Coupon Math For eCommerce
According to Compete, the average sale price without a coupon (in one study only) was $122. The average sale with a coupon was $216. Coupon usage often increases average sale amount. There was a recent study (which I cannot find, if you know where it is please let me know and I’ll link to it) that the average person with a gift card spent $33 more than the face value of the gift card.
Just because its on sale does not mean its free.
Sometimes consumers don’t quite get that advice.
Let’s look at the same chart, but also manipulate the average order value (again we’re going to skip the math of margins for now)”:
Test | Impressions | Clicks | Spend | Conversion Rate | Conversions | Average Order Value | Discount | Profit |
Baseline | 6000 | 600 | $600 | 2% | 12 | $125 | 0% | $900 |
Offer A | 6000 | 600 | $600 | 2% | 12 | $150 | 10% | $1020 |
Offer B | 6000 | 700 | $700 | 2.1% | 12.6 | $150 | 10% | $1285 |
Offer C | 6000 | 600 | $600 | 2.3% | 13.8 | $160 | 20% | $1166 |
Offer D | 6000 | 700 | $700 | 2.3% | 16.8 | $175 | 20% | $1652 |
Almost any offer that affects average order value in any meaningful way along with conversion rate can have dramatic effects on the total available profit.

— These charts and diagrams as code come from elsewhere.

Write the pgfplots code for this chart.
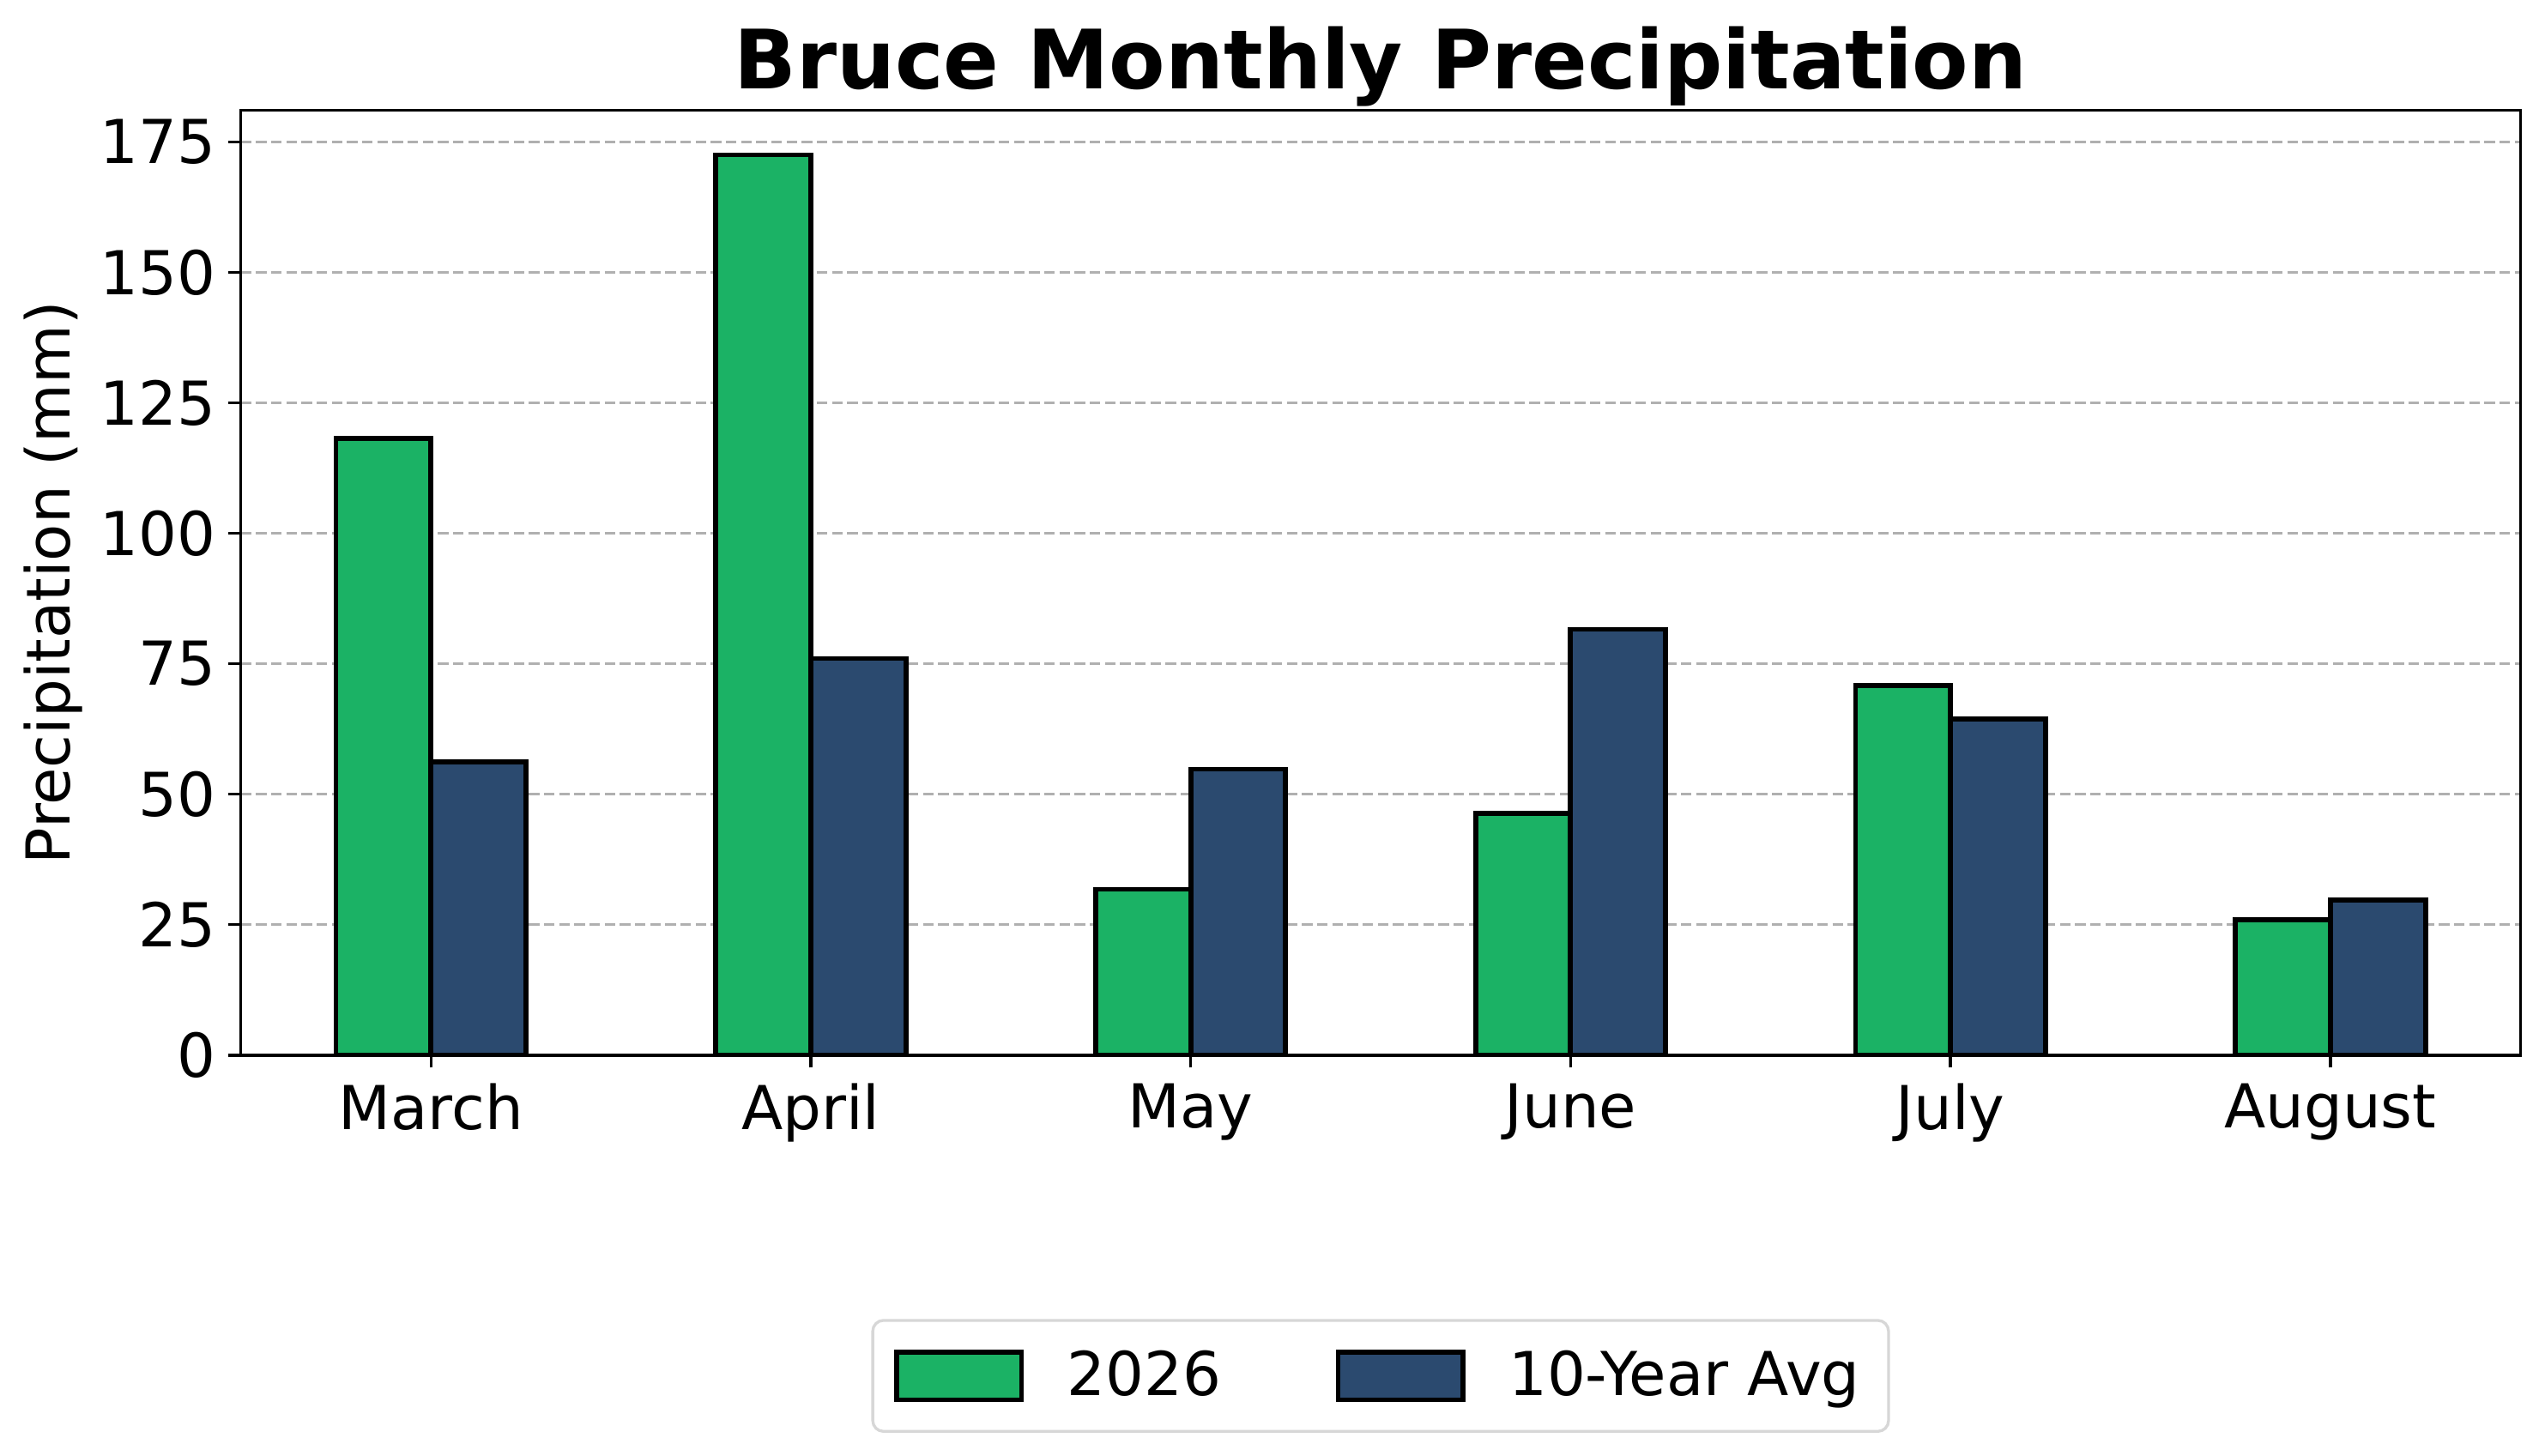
\documentclass[border=0pt]{standalone}
\usepackage{fontspec}
\setmainfont{DejaVu Sans}
\usepackage{pgfplots}
\pgfplotsset{compat=1.18}
\definecolor{cgreen}{RGB}{27,178,101}
\definecolor{cblue}{RGB}{43,74,111}
\definecolor{gridgray}{RGB}{176,176,176}
\definecolor{legedge}{RGB}{215,215,215}
\begin{document}
\begin{tikzpicture}
\begin{axis}[
  at={(0,0)}, anchor=south west,
  width=637.6bp, height=264.3bp, scale only axis,
  xmin=-0.5, xmax=5.5, ymin=0, ymax=181,
  xtick={0,1,2,3,4,5},
  xticklabels={March,April,May,June,July,August},
  ytick={0,25,50,75,100,125,150,175},
  tick pos=left,
  tick align=outside,
  major tick length=3.5bp,
  tick style={black, line width=0.8bp},
  axis line style={line width=0.8bp},
  ymajorgrids,
  grid style={gridgray, line width=0.8bp, dash pattern=on 2.96bp off 1.28bp},
  ticklabel style={font=\fontsize{17}{20}\selectfont},
  xticklabel style={yshift=-1bp},
  /pgf/number format/assume math mode=true,
  ylabel={Precipitation (mm)},
  ylabel style={font=\fontsize{17}{20}\selectfont, at={(axis description cs:-0.0825,0.5)}, anchor=center},
  title={Bruce Monthly Precipitation},
  title style={font=\fontsize{23}{27}\selectfont\bfseries, at={(axis description cs:0.5,1)}, anchor=base},
  ybar, bar width=0.25,
  legend columns=2,
  legend image code/.code={\draw[#1, sharp corners] (0bp,-6.7bp) rectangle (34.9bp,6.7bp); \path (45bp,0bp);},
  legend style={at={(0.5,-0.3394)}, anchor=center, draw=legedge, rounded corners=3bp, line width=0.8bp,
    font=\fontsize{17}{20}\selectfont, inner xsep=6bp, inner ysep=6.5bp,
    /tikz/every even column/.append style={column sep=30bp}},
]
\addplot[fill=cgreen, draw=black, line width=1.4bp, bar shift=-0.125] coordinates {(0,118.1) (1,172.5) (2,31.8) (3,46.3) (4,70.8) (5,26.0)};
\addplot[fill=cblue, draw=black, line width=1.4bp, bar shift=0.125] coordinates {(0,56.2) (1,76.0) (2,54.8) (3,81.6) (4,64.4) (5,29.7)};
\legend{2026, 10-Year Avg}
\end{axis}
\pgfresetboundingbox
\path[use as bounding box] (-67.4bp,-112.1bp) rectangle (644.5bp,295.2bp);
\end{tikzpicture}
\end{document}
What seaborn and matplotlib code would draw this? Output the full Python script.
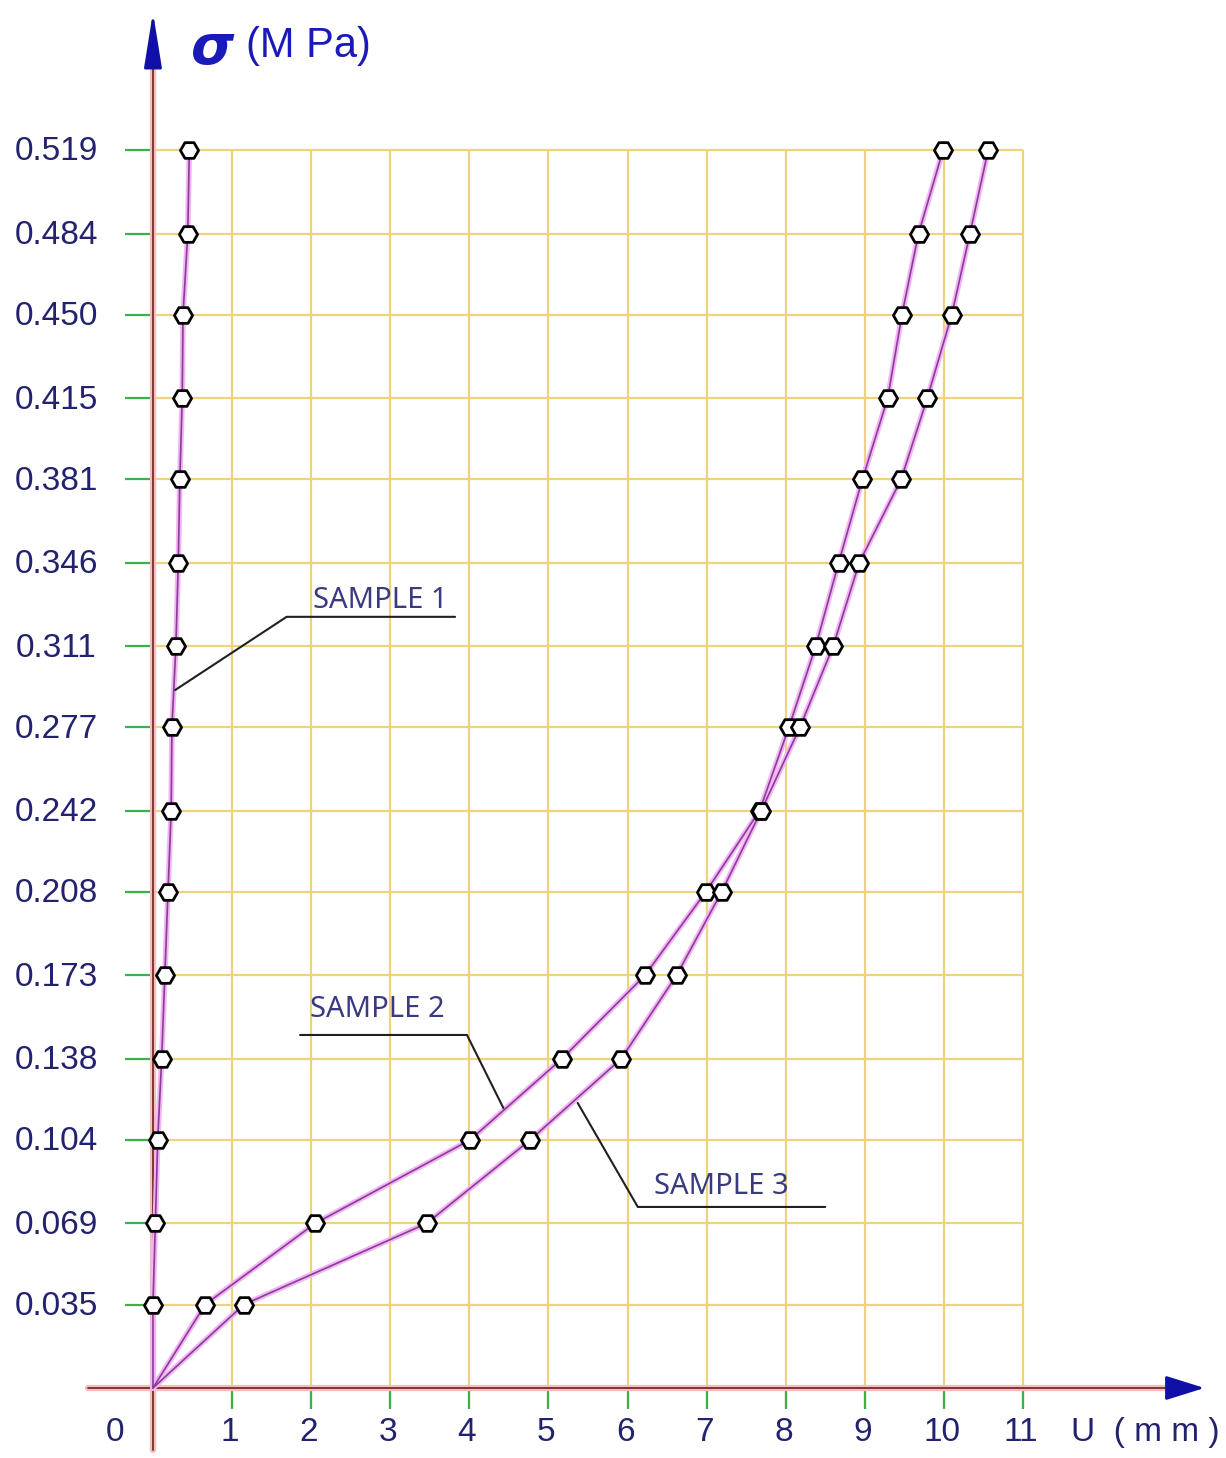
import matplotlib
matplotlib.use('Agg')
import matplotlib.pyplot as plt
import seaborn as sns
import pandas as pd
import numpy as np

# stress levels (MPa) and displacement readings (mm) per sample
sigma = [0, 0.035, 0.069, 0.104, 0.138, 0.173, 0.208, 0.242, 0.277,
         0.311, 0.346, 0.381, 0.415, 0.450, 0.484, 0.519]
sample1 = [0, 0.00, 0.03, 0.06, 0.11, 0.15, 0.19, 0.23, 0.24,
           0.29, 0.32, 0.34, 0.37, 0.38, 0.44, 0.46]
sample2 = [0, 0.66, 2.05, 4.01, 5.17, 6.22, 6.99, 7.67, 8.04,
           8.38, 8.67, 8.97, 9.29, 9.47, 9.68, 9.99]
sample3 = [0, 1.15, 3.46, 4.77, 5.92, 6.62, 7.19, 7.69, 8.18,
           8.60, 8.93, 9.46, 9.79, 10.10, 10.33, 10.56]
x_ticks = list(range(1, 12))
y_ticks = sigma[1:]
y_labels = ['0.035', '0.069', '0.104', '0.138', '0.173', '0.208', '0.242', '0.277',
            '0.311', '0.346', '0.381', '0.415', '0.450', '0.484', '0.519']

df = pd.DataFrame({
    'sigma': sigma * 3,
    'U': sample1 + sample2 + sample3,
    'sample': ['SAMPLE 1'] * 16 + ['SAMPLE 2'] * 16 + ['SAMPLE 3'] * 16,
})

sns.set_theme(style='white')
plt.rcParams['font.family'] = ['DejaVu Sans']

GRID = '#EFD27E'
AXIS = '#7A2A2A'
AXIS_HALO = '#F5BDBD'
LINE = '#8A3C9A'
HALO = '#F2B4F2'
TICK = '#3DB04A'
NAVY = '#22226E'
BLUE = '#1A1AB8'
ARROW = '#1010A8'
lab_font = ['Liberation Sans', 'DejaVu Sans']

fig = plt.figure(figsize=(12.26, 14.58), dpi=100)
ax = fig.add_axes([0, 0, 1, 1])
ax.set_xlim(-1.934, 13.567)
ax.set_ylim(-0.02935, 0.5819)
ax.axis('off')

# grid box
ax.vlines(x_ticks, -0.008, max(y_ticks), color=GRID, lw=1.6, zorder=1)
ax.hlines(y_ticks, 0, max(x_ticks), color=GRID, lw=1.6, zorder=1)
# green ticks
ax.hlines(y_ticks, -0.35, 0, color=TICK, lw=1.6, zorder=2)
ax.vlines(x_ticks, -0.009, 0, color=TICK, lw=1.6, zorder=2)

# axes lines with arrows
ax.plot([0, 0], [-0.026, 0.562], color=AXIS_HALO, lw=4.5, zorder=2)
ax.plot([0, 0], [-0.026, 0.562], color=AXIS, lw=1.3, zorder=3)
ax.plot([-0.82, 12.95], [0, 0], color=AXIS_HALO, lw=4.5, zorder=2)
ax.plot([-0.82, 12.95], [0, 0], color=AXIS, lw=1.3, zorder=3)
ax.annotate('', xy=(0, 0.578), xytext=(0, 0.553),
            arrowprops=dict(arrowstyle='-|>,head_length=1.0,head_width=0.16',
                            color=ARROW, lw=2, mutation_scale=34), zorder=4)
ax.annotate('', xy=(13.33, 0), xytext=(12.85, 0),
            arrowprops=dict(arrowstyle='-|>,head_length=0.8,head_width=0.25',
                            color=ARROW, lw=2, mutation_scale=30), zorder=4)

# curves
for name, grp in df.groupby('sample'):
    sns.lineplot(data=grp, x='U', y='sigma', sort=False, estimator=None,
                 color=HALO, lw=4, ax=ax, zorder=4, legend=False)
    sns.lineplot(data=grp, x='U', y='sigma', sort=False, estimator=None,
                 color=LINE, lw=1.2, ax=ax, zorder=5, legend=False)
pts = df[df['sigma'] > 0]
sns.scatterplot(data=pts, x='U', y='sigma', marker='H', s=170,
                facecolor='white', edgecolor='black', linewidth=2,
                ax=ax, zorder=6, legend=False)

# tick labels
for y, lab in zip(y_ticks, y_labels):
    ax.text(-1.22, y - 0.0008, lab, ha='center', va='center', fontsize=24,
            color=NAVY, family=lab_font, zorder=7)
ax.text(-0.48, -0.0185, '0', ha='center', va='center', fontsize=24,
        color=NAVY, family=lab_font)
for x in x_ticks:
    ax.text(x - 0.03, -0.0185, str(x), ha='center', va='center', fontsize=24,
            color=NAVY, family=lab_font)
ax.text(12.55, -0.0185, 'U  ( m m )', ha='center', va='center', fontsize=24,
        color=NAVY, family=lab_font)

# axis title
ax.text(0.48, 0.5615, '\u03c3', ha='left', va='center', fontsize=40,
        fontweight='bold', fontstyle='italic', color=BLUE)
ax.text(1.17, 0.5625, '(M Pa)', ha='left', va='center', fontsize=30,
        color=BLUE, family=lab_font)

# sample callouts
callouts = [
    ('SAMPLE 1', (2.87, 0.3303), [(0.28, 0.2926), (1.69, 0.3233), (3.82, 0.3233)]),
    ('SAMPLE 2', (2.84, 0.1585), [(4.43, 0.1174), (3.97, 0.148), (1.86, 0.148)]),
    ('SAMPLE 3', (7.19, 0.0843), [(5.37, 0.1195), (6.13, 0.0759), (8.50, 0.0759)]),
]
for label, (tx, ty), path in callouts:
    xs, ys = zip(*path)
    ax.plot(xs, ys, color='#202020', lw=1.5, zorder=7)
    ax.text(tx, ty, label, ha='center', va='center', fontsize=21,
            color='#3A3A80', family=['Noto Sans', 'DejaVu Sans'], zorder=7)

fig.savefig('out.png', dpi=100, facecolor='white')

In this case, every single offer is better than the baseline, but that’s because both conversion rate and average order are being manipulated.
Conclusion
Offering coupons can increase your conversion rates, average order value, and profits. However, you need to be careful that you aren’t discounting your goods and services to a point where you would make more profit by not offering any discount at all.
When discounts are ineffective, your bottom line can suffer.
When discounts work well, you can see a nice increase in total profits.
Just do a little math before you offer a coupon so you understand the change in metrics that need to occur for you to have higher profits while offering a discount.